Extracted entries:

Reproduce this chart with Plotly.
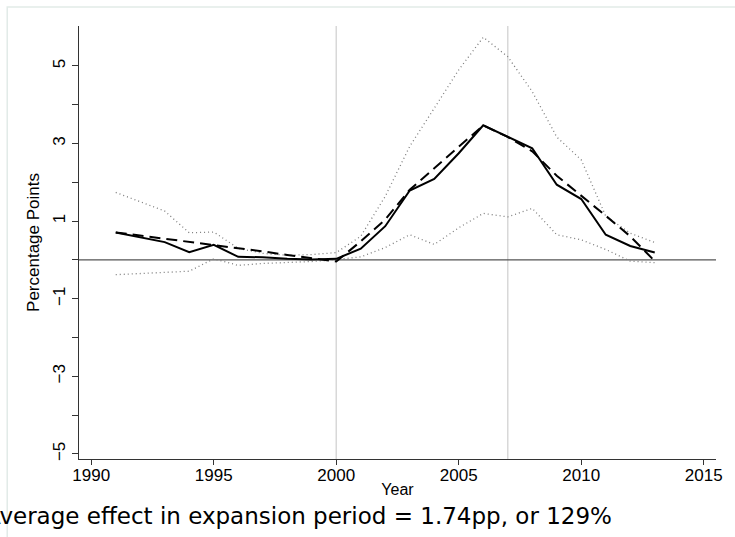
import plotly.graph_objects as go

years = list(range(1991, 2014))
estimate = [0.71, 0.58, 0.46, 0.20, 0.39, 0.08, 0.07, 0.03, 0.01, 0.03,
            0.29, 0.87, 1.79, 2.09, 2.75, 3.47, 3.18, 2.88, 1.94, 1.57,
            0.65, 0.36, 0.19]
fitted = [0.71, 0.63, 0.54, 0.47, 0.39, 0.30, 0.22, 0.13, 0.05, -0.04,
          0.48, 1.04, 1.81, 2.37, 2.93, 3.47, 3.17, 2.80, 2.17, 1.66,
          1.14, 0.61, -0.03]
ci_upper = [1.74, 1.51, 1.26, 0.70, 0.72, 0.30, 0.17, 0.12, 0.14, 0.19,
            0.61, 1.64, 2.93, 3.91, 4.90, 5.74, 5.24, 4.34, 3.17, 2.58,
            1.13, 0.69, 0.45]
ci_lower = [-0.38, -0.35, -0.32, -0.29, 0.03, -0.14, -0.09, -0.06, -0.04, 0.01,
            0.08, 0.32, 0.65, 0.40, 0.83, 1.20, 1.11, 1.33, 0.65, 0.52,
            0.27, -0.03, -0.07]
x_ticks = [1990, 1995, 2000, 2005, 2010, 2015]
y_ticks = [-5, -3, -1, 1, 3, 5]
y_minor = [-4, -2, 0, 2, 4]
vlines = [2000, 2007]
note = "Average effect in expansion period = 1.74pp, or 129%"

W, H = 735, 537
L, R, T, B = 79, 17, 26, 78
pw, ph = W - L - R, H - T - B

fig = go.Figure()
fig.add_trace(go.Scatter(x=years, y=ci_upper, mode="lines",
                         line=dict(color="#7c7c7c", width=1.3, dash="1px,3px")))
fig.add_trace(go.Scatter(x=years, y=ci_lower, mode="lines",
                         line=dict(color="#7c7c7c", width=1.3, dash="1px,3px")))
fig.add_trace(go.Scatter(x=years, y=fitted, mode="lines",
                         line=dict(color="black", width=2, dash="11px,6px")))
fig.add_trace(go.Scatter(x=years, y=estimate, mode="lines",
                         line=dict(color="black", width=2)))

shapes = []
for v in vlines:
    shapes.append(dict(type="line", xref="x", yref="paper", x0=v, x1=v, y0=0, y1=1,
                       line=dict(color="#d8d8d8", width=1.5), layer="below"))
shapes.append(dict(type="line", xref="paper", yref="y", x0=0, x1=1, y0=0, y1=0,
                   line=dict(color="#555555", width=1.2), layer="below"))
# outer frame
shapes.append(dict(type="rect", xref="paper", yref="paper",
                   x0=(7 - L) / pw, x1=(W + 5 - L) / pw,
                   y0=(H - B - (H + 5)) / ph, y1=(H - B - 7) / ph,
                   line=dict(color="#e2ebe8", width=1.5), fillcolor="rgba(0,0,0,0)",
                   layer="below"))

font_main = "Liberation Sans, Arial, sans-serif"
fig.update_layout(
    width=W, height=H,
    margin=dict(l=L, r=R, t=T, b=B),
    paper_bgcolor="white", plot_bgcolor="white",
    showlegend=False,
    shapes=shapes,
    font=dict(family=font_main, size=17, color="black"),
    xaxis=dict(range=[1989.5, 2015.5], tickvals=x_ticks, ticks="outside", ticklen=5,
               tickcolor="#333333", showgrid=False, zeroline=False, showline=True,
               linecolor="#333333", linewidth=1.2, ticklabelstandoff=-5,
               title=dict(text="Year", standoff=0, font=dict(size=16)),
               tickfont=dict(size=17)),
    yaxis=dict(range=[-5.13, 6.03], tickvals=y_ticks, ticks="outside", ticklen=6,
               tickcolor="#333333", tickangle=-90, showgrid=False, zeroline=False,
               showline=True, linecolor="#333333", linewidth=1.2,
               minor=dict(tickvals=y_minor, ticks="outside", ticklen=6, tickcolor="#333333"),
               title=dict(text="Percentage Points", standoff=6, font=dict(size=17)),
               tickfont=dict(size=17)),
    annotations=[dict(text=note, xref="paper", yref="paper",
                      x=(-17 - L) / pw, y=(H - B - 516) / ph,
                      xanchor="left", yanchor="middle", showarrow=False,
                      font=dict(family="DejaVu Sans", size=23, color="black"))],
)
fig.write_html("out.html")
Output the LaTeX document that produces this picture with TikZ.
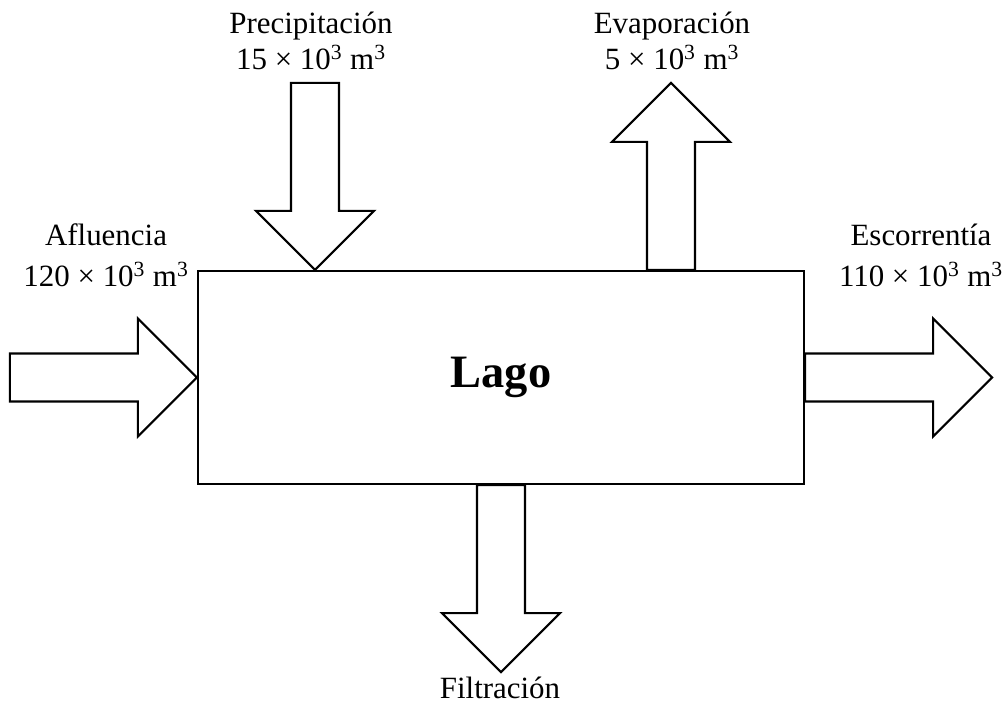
\documentclass[tikz,border=0pt]{standalone}
\usepackage{fontspec}
\setmainfont{Liberation Serif}
\usetikzlibrary{calc}

\begin{document}
\begin{tikzpicture}[x=0.025cm,y=0.025cm,line width=1.5pt]
    \tikzstyle{caja}=[rectangle,draw=black,minimum width=15.15cm,minimum height=5.325cm,inner sep=0pt,font=\fontsize{33}{40}\selectfont\bfseries]
    \tikzstyle{etiqueta}=[align=center,inner sep=0pt,anchor=south,font=\fontsize{22}{29}\selectfont]
    \useasboundingbox (0,0) rectangle (1008,706);

    \node[caja] (lago) at (501,328.5) {Lago};

    % inicio de cada flecha
    \coordinate (afl) at ($(lago.west)+(-187,0)$);
    \coordinate (esc) at (lago.east);
    \coordinate (pre) at ($(lago.north)+(-186,187)$);
    \coordinate (eva) at ($(lago.north)+(170,0)$);
    \coordinate (fil) at (lago.south);

    \foreach \name/\ang in {afl/0, esc/0, pre/-90, eva/90, fil/-90}
        \draw[shift={(\name)},rotate=\ang] (0,-24) -- (128,-24) -- (128,-59) -- (187,0) -- (128,59) -- (128,24) -- (0,24) -- cycle;

    \node[etiqueta] (afl-txt) at (106,418) {Afluencia\\120 × 10\textsuperscript{3} m\textsuperscript{3}};
    \node[etiqueta] (esc-txt) at (921,418) {Escorrentía\\110 × 10\textsuperscript{3} m\textsuperscript{3}};
    \node[etiqueta,font=\fontsize{22}{25.6}\selectfont] (pre-txt) at (311,635) {Precipitación\\15 × 10\textsuperscript{3} m\textsuperscript{3}};
    \node[etiqueta,font=\fontsize{22}{25.6}\selectfont] (eva-txt) at (672,635) {Evaporación\\5 × 10\textsuperscript{3} m\textsuperscript{3}};
    \node[etiqueta,anchor=base] (fil-txt) at (500,8) {Filtración};
\end{tikzpicture}
\end{document}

Given problem:
Give back each entry exactly as it appears, with no pictures.

Task result:
Reproduce this chart with Plotly.
import plotly.graph_objects as go

years = list(range(1991, 2014))
estimate = [0.71, 0.58, 0.46, 0.20, 0.39, 0.08, 0.07, 0.03, 0.01, 0.03,
            0.29, 0.87, 1.79, 2.09, 2.75, 3.47, 3.18, 2.88, 1.94, 1.57,
            0.65, 0.36, 0.19]
fitted = [0.71, 0.63, 0.54, 0.47, 0.39, 0.30, 0.22, 0.13, 0.05, -0.04,
          0.48, 1.04, 1.81, 2.37, 2.93, 3.47, 3.17, 2.80, 2.17, 1.66,
          1.14, 0.61, -0.03]
ci_upper = [1.74, 1.51, 1.26, 0.70, 0.72, 0.30, 0.17, 0.12, 0.14, 0.19,
            0.61, 1.64, 2.93, 3.91, 4.90, 5.74, 5.24, 4.34, 3.17, 2.58,
            1.13, 0.69, 0.45]
ci_lower = [-0.38, -0.35, -0.32, -0.29, 0.03, -0.14, -0.09, -0.06, -0.04, 0.01,
            0.08, 0.32, 0.65, 0.40, 0.83, 1.20, 1.11, 1.33, 0.65, 0.52,
            0.27, -0.03, -0.07]
x_ticks = [1990, 1995, 2000, 2005, 2010, 2015]
y_ticks = [-5, -3, -1, 1, 3, 5]
y_minor = [-4, -2, 0, 2, 4]
vlines = [2000, 2007]
note = "Average effect in expansion period = 1.74pp, or 129%"

W, H = 735, 537
L, R, T, B = 79, 17, 26, 78
pw, ph = W - L - R, H - T - B

fig = go.Figure()
fig.add_trace(go.Scatter(x=years, y=ci_upper, mode="lines",
                         line=dict(color="#7c7c7c", width=1.3, dash="1px,3px")))
fig.add_trace(go.Scatter(x=years, y=ci_lower, mode="lines",
                         line=dict(color="#7c7c7c", width=1.3, dash="1px,3px")))
fig.add_trace(go.Scatter(x=years, y=fitted, mode="lines",
                         line=dict(color="black", width=2, dash="11px,6px")))
fig.add_trace(go.Scatter(x=years, y=estimate, mode="lines",
                         line=dict(color="black", width=2)))

shapes = []
for v in vlines:
    shapes.append(dict(type="line", xref="x", yref="paper", x0=v, x1=v, y0=0, y1=1,
                       line=dict(color="#d8d8d8", width=1.5), layer="below"))
shapes.append(dict(type="line", xref="paper", yref="y", x0=0, x1=1, y0=0, y1=0,
                   line=dict(color="#555555", width=1.2), layer="below"))
# outer frame
shapes.append(dict(type="rect", xref="paper", yref="paper",
                   x0=(7 - L) / pw, x1=(W + 5 - L) / pw,
                   y0=(H - B - (H + 5)) / ph, y1=(H - B - 7) / ph,
                   line=dict(color="#e2ebe8", width=1.5), fillcolor="rgba(0,0,0,0)",
                   layer="below"))

font_main = "Liberation Sans, Arial, sans-serif"
fig.update_layout(
    width=W, height=H,
    margin=dict(l=L, r=R, t=T, b=B),
    paper_bgcolor="white", plot_bgcolor="white",
    showlegend=False,
    shapes=shapes,
    font=dict(family=font_main, size=17, color="black"),
    xaxis=dict(range=[1989.5, 2015.5], tickvals=x_ticks, ticks="outside", ticklen=5,
               tickcolor="#333333", showgrid=False, zeroline=False, showline=True,
               linecolor="#333333", linewidth=1.2, ticklabelstandoff=-5,
               title=dict(text="Year", standoff=0, font=dict(size=16)),
               tickfont=dict(size=17)),
    yaxis=dict(range=[-5.13, 6.03], tickvals=y_ticks, ticks="outside", ticklen=6,
               tickcolor="#333333", tickangle=-90, showgrid=False, zeroline=False,
               showline=True, linecolor="#333333", linewidth=1.2,
               minor=dict(tickvals=y_minor, ticks="outside", ticklen=6, tickcolor="#333333"),
               title=dict(text="Percentage Points", standoff=6, font=dict(size=17)),
               tickfont=dict(size=17)),
    annotations=[dict(text=note, xref="paper", yref="paper",
                      x=(-17 - L) / pw, y=(H - B - 516) / ph,
                      xanchor="left", yanchor="middle", showarrow=False,
                      font=dict(family="DejaVu Sans", size=23, color="black"))],
)
fig.write_html("out.html")
Output the LaTeX document that produces this picture with TikZ.
\documentclass[tikz,border=0pt]{standalone}
\usepackage{fontspec}
\setmainfont{Liberation Serif}
\usetikzlibrary{calc}

\begin{document}
\begin{tikzpicture}[x=0.025cm,y=0.025cm,line width=1.5pt]
    \tikzstyle{caja}=[rectangle,draw=black,minimum width=15.15cm,minimum height=5.325cm,inner sep=0pt,font=\fontsize{33}{40}\selectfont\bfseries]
    \tikzstyle{etiqueta}=[align=center,inner sep=0pt,anchor=south,font=\fontsize{22}{29}\selectfont]
    \useasboundingbox (0,0) rectangle (1008,706);

    \node[caja] (lago) at (501,328.5) {Lago};

    % inicio de cada flecha
    \coordinate (afl) at ($(lago.west)+(-187,0)$);
    \coordinate (esc) at (lago.east);
    \coordinate (pre) at ($(lago.north)+(-186,187)$);
    \coordinate (eva) at ($(lago.north)+(170,0)$);
    \coordinate (fil) at (lago.south);

    \foreach \name/\ang in {afl/0, esc/0, pre/-90, eva/90, fil/-90}
        \draw[shift={(\name)},rotate=\ang] (0,-24) -- (128,-24) -- (128,-59) -- (187,0) -- (128,59) -- (128,24) -- (0,24) -- cycle;

    \node[etiqueta] (afl-txt) at (106,418) {Afluencia\\120 × 10\textsuperscript{3} m\textsuperscript{3}};
    \node[etiqueta] (esc-txt) at (921,418) {Escorrentía\\110 × 10\textsuperscript{3} m\textsuperscript{3}};
    \node[etiqueta,font=\fontsize{22}{25.6}\selectfont] (pre-txt) at (311,635) {Precipitación\\15 × 10\textsuperscript{3} m\textsuperscript{3}};
    \node[etiqueta,font=\fontsize{22}{25.6}\selectfont] (eva-txt) at (672,635) {Evaporación\\5 × 10\textsuperscript{3} m\textsuperscript{3}};
    \node[etiqueta,anchor=base] (fil-txt) at (500,8) {Filtración};
\end{tikzpicture}
\end{document}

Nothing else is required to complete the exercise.